I first set about testing different methods of finding the row in effect in a unitemporal solution. In order to do so, a script was put together that creates a test bench along with a number of functions utilizing different methods. This is the script in case you would like to reproduce the test. Note that some tricks had to be employed for some methods in order to retain table elimination, a crucial feature, that may very well have skewed those results towards the negative.
The best performers in this test are the “OUTER APPLY” and “TOP 1 SUBSELECT”. We are already using the “TOP 1 SUBSELECT” variant, and they are almost tied for first place, so perhaps not much can be gained after all. That said, the execution pattern is very different between the two, so it’s hard to draw any conclusions without proper testing for the bitemporal case.
In the bitemporal point-in-time views, the rows in effect method has to be used twice. First to find the latest asserted posits, and then from those, the ones with the latest appearance time. So, I set about testing the four possible combinations of the two best approaches on one million rows in an example model. The results are summarized below (you may need to click to enlarge the images unless you have a really good monitor and incredible eye sight).
TOP 1 SUBSELECT appearance TOP 1 SUBSELECT assertion
Time to run: 8.0 seconds. This is the current approach.
OUTER APPLY appearance OUTER APPLY assertion
Time to run: 5.1 seconds. Better than current, even if the estimated cost is worse.
TOP 1 SUBSELECT appearance OUTER APPLY assertion
Time to run: 9.5 seconds. Worse than current.
OUTER APPLY appearance TOP 1 SUBSELECT assertion
Time to run: 3.9 seconds. Better than current, and lower estimated cost.
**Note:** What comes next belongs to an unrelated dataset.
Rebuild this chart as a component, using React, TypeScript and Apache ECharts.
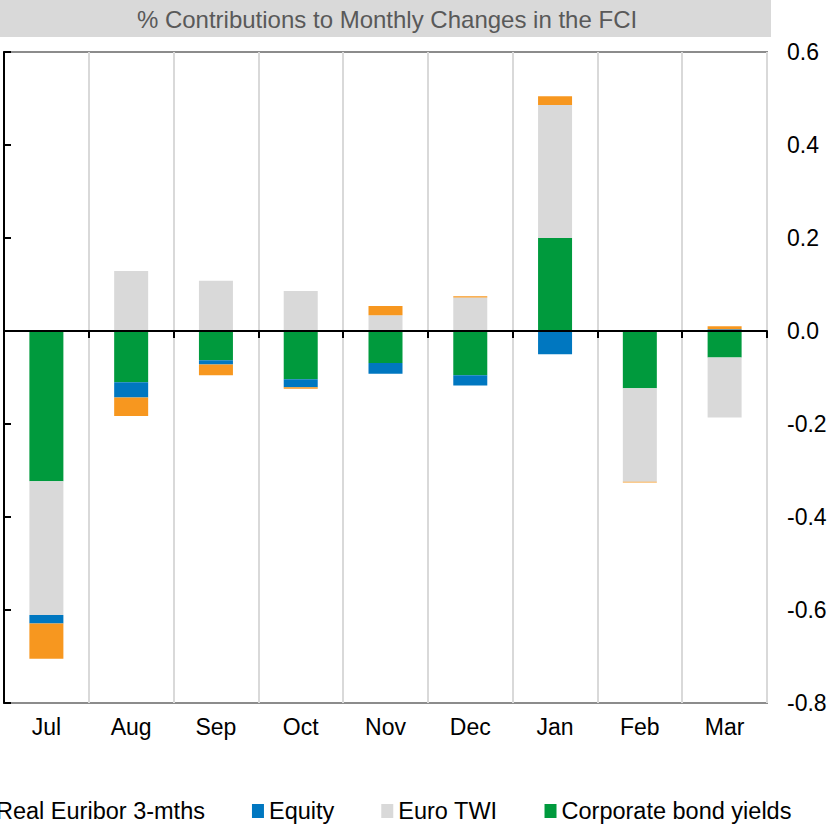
import React, { useEffect, useRef } from "react";
import * as echarts from "echarts";

const categories = ["Jul", "Aug", "Sep", "Oct", "Nov", "Dec", "Jan", "Feb", "Mar"];
const euribor = [-0.076, -0.04, -0.023, -0.003, 0.02, 0.003, 0.019, -0.002, 0.006];
const equity = [-0.018, -0.033, -0.009, -0.017, -0.023, -0.022, -0.05, 0, 0.004];
const euroTwi = [-0.288, 0.129, 0.108, 0.086, 0.034, 0.072, 0.286, -0.201, -0.129];
const corporate = [-0.323, -0.11, -0.063, -0.104, -0.069, -0.095, 0.2, -0.123, -0.057];
const legendOrder = ["Real Euribor 3-mths", "Equity", "Euro TWI", "Corporate bond yields"];
const titleText = "% Contributions to Monthly Changes in the FCI";

const FONT = "'Liberation Sans', Arial, sans-serif";

export default function App() {
  const ref = useRef<HTMLDivElement>(null);
  useEffect(() => {
    document.body.style.margin = "0";
    const chart = echarts.init(ref.current!, null, { renderer: "svg" });
    const bar = (name: string, data: number[], color: string) => ({
      name,
      type: "bar",
      stack: "total",
      data,
      barWidth: 34,
      itemStyle: { color },
      xAxisIndex: 0,
      yAxisIndex: 0,
    });
    chart.setOption({
      animation: false,
      textStyle: { fontFamily: FONT },
      graphic: [
        {
          type: "rect",
          shape: { x: 0, y: 0, width: 771, height: 37 },
          style: { fill: "#D9D9D9" },
        },
        {
          type: "text",
          x: 387,
          y: 19,
          style: {
            text: titleText,
            fontSize: 24,
            fontFamily: FONT,
            fill: "#595959",
            align: "center",
            verticalAlign: "middle",
          },
        },
      ],
      legend: {
        data: legendOrder,
        left: -26,
        top: 794,
        icon: "rect",
        itemWidth: 12,
        itemHeight: 14,
        itemGap: 47,
        textStyle: { fontSize: 23.5, color: "#000", fontFamily: FONT },
      },
      grid: {
        left: 4,
        right: 64,
        top: 52,
        bottom: 122,
        show: true,
        borderColor: "#8C8C8C",
        borderWidth: 2,
      },
      xAxis: [
        {
          type: "category",
          data: categories,
          position: "bottom",
          axisLine: { show: false, onZero: false },
          axisTick: { show: false },
          axisLabel: { fontSize: 23, color: "#000", margin: 12, fontFamily: FONT },
          splitLine: { show: true, lineStyle: { color: "#D9D9D9", width: 2 } },
        },
        {
          type: "category",
          data: categories,
          position: "bottom",
          z: 10,
          axisLine: { show: true, onZero: true, lineStyle: { color: "#000", width: 2 } },
          axisTick: { show: true, length: 7, lineStyle: { color: "#000", width: 2 } },
          axisLabel: { show: false },
          splitLine: { show: false },
        },
      ],
      yAxis: [
        {
          type: "value",
          position: "right",
          min: -0.8,
          max: 0.6,
          interval: 0.2,
          axisLine: { show: false },
          axisTick: { show: false },
          splitLine: { show: false },
          axisLabel: {
            fontSize: 23,
            color: "#000",
            margin: 20,
            fontFamily: FONT,
            formatter: (v: number) => v.toFixed(1),
          },
        },
        {
          type: "value",
          position: "left",
          min: -0.8,
          max: 0.6,
          interval: 0.2,
          z: 10,
          axisLine: { show: true, lineStyle: { color: "#000", width: 2 } },
          axisTick: { show: true, inside: true, length: 7, lineStyle: { color: "#000", width: 2 } },
          axisLabel: { show: false },
          splitLine: { show: false },
        },
      ],
      series: [
        bar("Corporate bond yields", corporate, "#009A3D"),
        bar("Euro TWI", euroTwi, "#D9D9D9"),
        bar("Equity", equity, "#0077C0"),
        bar("Real Euribor 3-mths", euribor, "#F7971F"),
      ],
    });
    return () => chart.dispose();
  }, []);
  return <div ref={ref} style={{ width: 831, height: 825 }} />;
}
The last of the alternatives above cuts the execution time in half for the test we ran. It also has the simplest execution plan of them all. This seems promising, given that our goal was to get the optimizer to pick a good plan in a live and complex environment. I will be rewriting the logic in the generator for bitemporal models during the week to utilize this hybrid method of OUTER APPLY and TOP 1 SUBSELECT.